Exercise :: Could you transcribe the material below exactly, without leaving out a single line?

Data ::
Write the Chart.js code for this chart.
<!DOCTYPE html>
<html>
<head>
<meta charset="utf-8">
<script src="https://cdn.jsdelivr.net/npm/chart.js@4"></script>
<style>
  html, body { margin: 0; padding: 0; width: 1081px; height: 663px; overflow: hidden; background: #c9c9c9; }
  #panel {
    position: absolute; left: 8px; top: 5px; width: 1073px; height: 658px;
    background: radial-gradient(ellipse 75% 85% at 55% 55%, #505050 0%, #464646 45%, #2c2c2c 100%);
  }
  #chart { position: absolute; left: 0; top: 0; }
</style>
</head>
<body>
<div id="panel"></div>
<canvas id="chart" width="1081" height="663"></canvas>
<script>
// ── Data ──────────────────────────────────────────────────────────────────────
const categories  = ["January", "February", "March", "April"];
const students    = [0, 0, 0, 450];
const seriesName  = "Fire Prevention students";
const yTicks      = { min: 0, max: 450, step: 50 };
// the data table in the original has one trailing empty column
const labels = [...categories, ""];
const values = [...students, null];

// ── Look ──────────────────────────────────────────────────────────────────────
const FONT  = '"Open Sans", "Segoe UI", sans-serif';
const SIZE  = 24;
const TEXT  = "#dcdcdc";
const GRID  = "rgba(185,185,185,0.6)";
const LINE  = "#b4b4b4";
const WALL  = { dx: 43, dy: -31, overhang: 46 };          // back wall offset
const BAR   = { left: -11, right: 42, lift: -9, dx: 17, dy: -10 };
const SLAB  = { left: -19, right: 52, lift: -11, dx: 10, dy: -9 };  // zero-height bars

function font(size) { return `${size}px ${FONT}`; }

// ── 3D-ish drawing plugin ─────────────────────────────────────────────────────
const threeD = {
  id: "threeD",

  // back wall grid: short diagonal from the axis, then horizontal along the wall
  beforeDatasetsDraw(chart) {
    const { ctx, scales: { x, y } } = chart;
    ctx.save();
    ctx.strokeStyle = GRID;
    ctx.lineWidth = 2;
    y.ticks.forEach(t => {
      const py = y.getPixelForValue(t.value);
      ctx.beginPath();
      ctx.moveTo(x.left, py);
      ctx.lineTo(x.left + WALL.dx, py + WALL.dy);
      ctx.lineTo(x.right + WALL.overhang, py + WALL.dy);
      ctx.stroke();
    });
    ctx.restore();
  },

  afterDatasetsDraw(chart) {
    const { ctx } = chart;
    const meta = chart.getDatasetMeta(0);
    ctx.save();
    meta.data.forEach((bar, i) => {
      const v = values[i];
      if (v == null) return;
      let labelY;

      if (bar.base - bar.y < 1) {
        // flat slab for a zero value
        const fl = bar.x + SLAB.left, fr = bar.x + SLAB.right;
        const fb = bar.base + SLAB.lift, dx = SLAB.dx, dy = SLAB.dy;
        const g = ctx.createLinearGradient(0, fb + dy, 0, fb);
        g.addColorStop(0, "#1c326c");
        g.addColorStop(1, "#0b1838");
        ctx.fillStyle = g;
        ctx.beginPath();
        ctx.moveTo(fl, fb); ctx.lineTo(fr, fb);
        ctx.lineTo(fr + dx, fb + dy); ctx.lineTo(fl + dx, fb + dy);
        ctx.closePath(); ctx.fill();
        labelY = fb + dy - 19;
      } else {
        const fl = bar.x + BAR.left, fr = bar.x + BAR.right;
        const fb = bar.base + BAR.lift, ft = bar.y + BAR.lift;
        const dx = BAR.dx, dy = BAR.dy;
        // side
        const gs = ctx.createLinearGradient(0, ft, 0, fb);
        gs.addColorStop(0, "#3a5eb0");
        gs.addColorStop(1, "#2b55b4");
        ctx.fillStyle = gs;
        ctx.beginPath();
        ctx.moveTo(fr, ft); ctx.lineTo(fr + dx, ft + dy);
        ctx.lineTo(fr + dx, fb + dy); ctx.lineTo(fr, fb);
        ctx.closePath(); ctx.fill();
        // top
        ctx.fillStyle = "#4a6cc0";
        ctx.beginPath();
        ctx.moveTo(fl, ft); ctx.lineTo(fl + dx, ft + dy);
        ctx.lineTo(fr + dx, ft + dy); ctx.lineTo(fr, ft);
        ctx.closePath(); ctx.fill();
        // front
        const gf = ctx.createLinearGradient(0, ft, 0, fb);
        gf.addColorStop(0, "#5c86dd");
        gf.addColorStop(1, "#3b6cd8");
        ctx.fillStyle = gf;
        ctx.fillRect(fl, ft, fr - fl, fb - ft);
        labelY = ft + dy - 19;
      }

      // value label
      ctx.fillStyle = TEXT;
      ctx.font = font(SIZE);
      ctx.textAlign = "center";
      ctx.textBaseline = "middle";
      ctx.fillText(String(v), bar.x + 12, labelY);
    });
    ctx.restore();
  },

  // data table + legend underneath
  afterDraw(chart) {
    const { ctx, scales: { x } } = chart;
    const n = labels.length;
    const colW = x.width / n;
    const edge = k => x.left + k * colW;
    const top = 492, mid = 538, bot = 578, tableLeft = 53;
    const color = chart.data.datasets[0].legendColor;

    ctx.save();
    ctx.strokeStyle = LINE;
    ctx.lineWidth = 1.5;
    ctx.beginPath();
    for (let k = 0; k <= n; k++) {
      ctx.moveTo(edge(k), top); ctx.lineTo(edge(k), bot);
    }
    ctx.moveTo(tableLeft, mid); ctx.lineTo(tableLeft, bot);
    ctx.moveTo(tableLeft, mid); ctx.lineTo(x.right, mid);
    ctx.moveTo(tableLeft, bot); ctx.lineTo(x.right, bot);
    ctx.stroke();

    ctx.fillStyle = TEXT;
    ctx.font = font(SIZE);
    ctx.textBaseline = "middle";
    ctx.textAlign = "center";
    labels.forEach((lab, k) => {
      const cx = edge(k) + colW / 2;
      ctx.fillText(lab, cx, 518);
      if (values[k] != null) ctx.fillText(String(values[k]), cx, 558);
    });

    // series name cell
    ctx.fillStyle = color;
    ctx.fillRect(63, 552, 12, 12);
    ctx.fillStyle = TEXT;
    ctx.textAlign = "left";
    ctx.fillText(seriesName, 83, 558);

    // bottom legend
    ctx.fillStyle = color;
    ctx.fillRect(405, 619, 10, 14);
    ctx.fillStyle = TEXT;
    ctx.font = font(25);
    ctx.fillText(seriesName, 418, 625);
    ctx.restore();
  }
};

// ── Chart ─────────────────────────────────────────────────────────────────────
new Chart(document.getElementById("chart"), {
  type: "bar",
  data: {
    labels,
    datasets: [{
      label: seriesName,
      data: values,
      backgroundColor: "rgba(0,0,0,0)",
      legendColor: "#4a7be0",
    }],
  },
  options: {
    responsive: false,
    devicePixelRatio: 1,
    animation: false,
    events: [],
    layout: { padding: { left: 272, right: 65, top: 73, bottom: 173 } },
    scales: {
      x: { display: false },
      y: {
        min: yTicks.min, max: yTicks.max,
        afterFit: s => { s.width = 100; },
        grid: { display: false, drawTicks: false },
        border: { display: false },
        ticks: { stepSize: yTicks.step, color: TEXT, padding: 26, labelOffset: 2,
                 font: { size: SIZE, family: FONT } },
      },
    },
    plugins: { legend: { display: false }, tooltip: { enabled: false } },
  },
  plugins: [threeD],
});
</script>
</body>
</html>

Exercise solution ::
Write the Chart.js code for this chart.
<!DOCTYPE html>
<html>
<head>
<meta charset="utf-8">
<script src="https://cdn.jsdelivr.net/npm/chart.js@4"></script>
<style>
  html, body { margin: 0; padding: 0; width: 1081px; height: 663px; overflow: hidden; background: #c9c9c9; }
  #panel {
    position: absolute; left: 8px; top: 5px; width: 1073px; height: 658px;
    background: radial-gradient(ellipse 75% 85% at 55% 55%, #505050 0%, #464646 45%, #2c2c2c 100%);
  }
  #chart { position: absolute; left: 0; top: 0; }
</style>
</head>
<body>
<div id="panel"></div>
<canvas id="chart" width="1081" height="663"></canvas>
<script>
// ── Data ──────────────────────────────────────────────────────────────────────
const categories  = ["January", "February", "March", "April"];
const students    = [0, 0, 0, 450];
const seriesName  = "Fire Prevention students";
const yTicks      = { min: 0, max: 450, step: 50 };
// the data table in the original has one trailing empty column
const labels = [...categories, ""];
const values = [...students, null];

// ── Look ──────────────────────────────────────────────────────────────────────
const FONT  = '"Open Sans", "Segoe UI", sans-serif';
const SIZE  = 24;
const TEXT  = "#dcdcdc";
const GRID  = "rgba(185,185,185,0.6)";
const LINE  = "#b4b4b4";
const WALL  = { dx: 43, dy: -31, overhang: 46 };          // back wall offset
const BAR   = { left: -11, right: 42, lift: -9, dx: 17, dy: -10 };
const SLAB  = { left: -19, right: 52, lift: -11, dx: 10, dy: -9 };  // zero-height bars

function font(size) { return `${size}px ${FONT}`; }

// ── 3D-ish drawing plugin ─────────────────────────────────────────────────────
const threeD = {
  id: "threeD",

  // back wall grid: short diagonal from the axis, then horizontal along the wall
  beforeDatasetsDraw(chart) {
    const { ctx, scales: { x, y } } = chart;
    ctx.save();
    ctx.strokeStyle = GRID;
    ctx.lineWidth = 2;
    y.ticks.forEach(t => {
      const py = y.getPixelForValue(t.value);
      ctx.beginPath();
      ctx.moveTo(x.left, py);
      ctx.lineTo(x.left + WALL.dx, py + WALL.dy);
      ctx.lineTo(x.right + WALL.overhang, py + WALL.dy);
      ctx.stroke();
    });
    ctx.restore();
  },

  afterDatasetsDraw(chart) {
    const { ctx } = chart;
    const meta = chart.getDatasetMeta(0);
    ctx.save();
    meta.data.forEach((bar, i) => {
      const v = values[i];
      if (v == null) return;
      let labelY;

      if (bar.base - bar.y < 1) {
        // flat slab for a zero value
        const fl = bar.x + SLAB.left, fr = bar.x + SLAB.right;
        const fb = bar.base + SLAB.lift, dx = SLAB.dx, dy = SLAB.dy;
        const g = ctx.createLinearGradient(0, fb + dy, 0, fb);
        g.addColorStop(0, "#1c326c");
        g.addColorStop(1, "#0b1838");
        ctx.fillStyle = g;
        ctx.beginPath();
        ctx.moveTo(fl, fb); ctx.lineTo(fr, fb);
        ctx.lineTo(fr + dx, fb + dy); ctx.lineTo(fl + dx, fb + dy);
        ctx.closePath(); ctx.fill();
        labelY = fb + dy - 19;
      } else {
        const fl = bar.x + BAR.left, fr = bar.x + BAR.right;
        const fb = bar.base + BAR.lift, ft = bar.y + BAR.lift;
        const dx = BAR.dx, dy = BAR.dy;
        // side
        const gs = ctx.createLinearGradient(0, ft, 0, fb);
        gs.addColorStop(0, "#3a5eb0");
        gs.addColorStop(1, "#2b55b4");
        ctx.fillStyle = gs;
        ctx.beginPath();
        ctx.moveTo(fr, ft); ctx.lineTo(fr + dx, ft + dy);
        ctx.lineTo(fr + dx, fb + dy); ctx.lineTo(fr, fb);
        ctx.closePath(); ctx.fill();
        // top
        ctx.fillStyle = "#4a6cc0";
        ctx.beginPath();
        ctx.moveTo(fl, ft); ctx.lineTo(fl + dx, ft + dy);
        ctx.lineTo(fr + dx, ft + dy); ctx.lineTo(fr, ft);
        ctx.closePath(); ctx.fill();
        // front
        const gf = ctx.createLinearGradient(0, ft, 0, fb);
        gf.addColorStop(0, "#5c86dd");
        gf.addColorStop(1, "#3b6cd8");
        ctx.fillStyle = gf;
        ctx.fillRect(fl, ft, fr - fl, fb - ft);
        labelY = ft + dy - 19;
      }

      // value label
      ctx.fillStyle = TEXT;
      ctx.font = font(SIZE);
      ctx.textAlign = "center";
      ctx.textBaseline = "middle";
      ctx.fillText(String(v), bar.x + 12, labelY);
    });
    ctx.restore();
  },

  // data table + legend underneath
  afterDraw(chart) {
    const { ctx, scales: { x } } = chart;
    const n = labels.length;
    const colW = x.width / n;
    const edge = k => x.left + k * colW;
    const top = 492, mid = 538, bot = 578, tableLeft = 53;
    const color = chart.data.datasets[0].legendColor;

    ctx.save();
    ctx.strokeStyle = LINE;
    ctx.lineWidth = 1.5;
    ctx.beginPath();
    for (let k = 0; k <= n; k++) {
      ctx.moveTo(edge(k), top); ctx.lineTo(edge(k), bot);
    }
    ctx.moveTo(tableLeft, mid); ctx.lineTo(tableLeft, bot);
    ctx.moveTo(tableLeft, mid); ctx.lineTo(x.right, mid);
    ctx.moveTo(tableLeft, bot); ctx.lineTo(x.right, bot);
    ctx.stroke();

    ctx.fillStyle = TEXT;
    ctx.font = font(SIZE);
    ctx.textBaseline = "middle";
    ctx.textAlign = "center";
    labels.forEach((lab, k) => {
      const cx = edge(k) + colW / 2;
      ctx.fillText(lab, cx, 518);
      if (values[k] != null) ctx.fillText(String(values[k]), cx, 558);
    });

    // series name cell
    ctx.fillStyle = color;
    ctx.fillRect(63, 552, 12, 12);
    ctx.fillStyle = TEXT;
    ctx.textAlign = "left";
    ctx.fillText(seriesName, 83, 558);

    // bottom legend
    ctx.fillStyle = color;
    ctx.fillRect(405, 619, 10, 14);
    ctx.fillStyle = TEXT;
    ctx.font = font(25);
    ctx.fillText(seriesName, 418, 625);
    ctx.restore();
  }
};

// ── Chart ─────────────────────────────────────────────────────────────────────
new Chart(document.getElementById("chart"), {
  type: "bar",
  data: {
    labels,
    datasets: [{
      label: seriesName,
      data: values,
      backgroundColor: "rgba(0,0,0,0)",
      legendColor: "#4a7be0",
    }],
  },
  options: {
    responsive: false,
    devicePixelRatio: 1,
    animation: false,
    events: [],
    layout: { padding: { left: 272, right: 65, top: 73, bottom: 173 } },
    scales: {
      x: { display: false },
      y: {
        min: yTicks.min, max: yTicks.max,
        afterFit: s => { s.width = 100; },
        grid: { display: false, drawTicks: false },
        border: { display: false },
        ticks: { stepSize: yTicks.step, color: TEXT, padding: 26, labelOffset: 2,
                 font: { size: SIZE, family: FONT } },
      },
    },
    plugins: { legend: { display: false }, tooltip: { enabled: false } },
  },
  plugins: [threeD],
});
</script>
</body>
</html>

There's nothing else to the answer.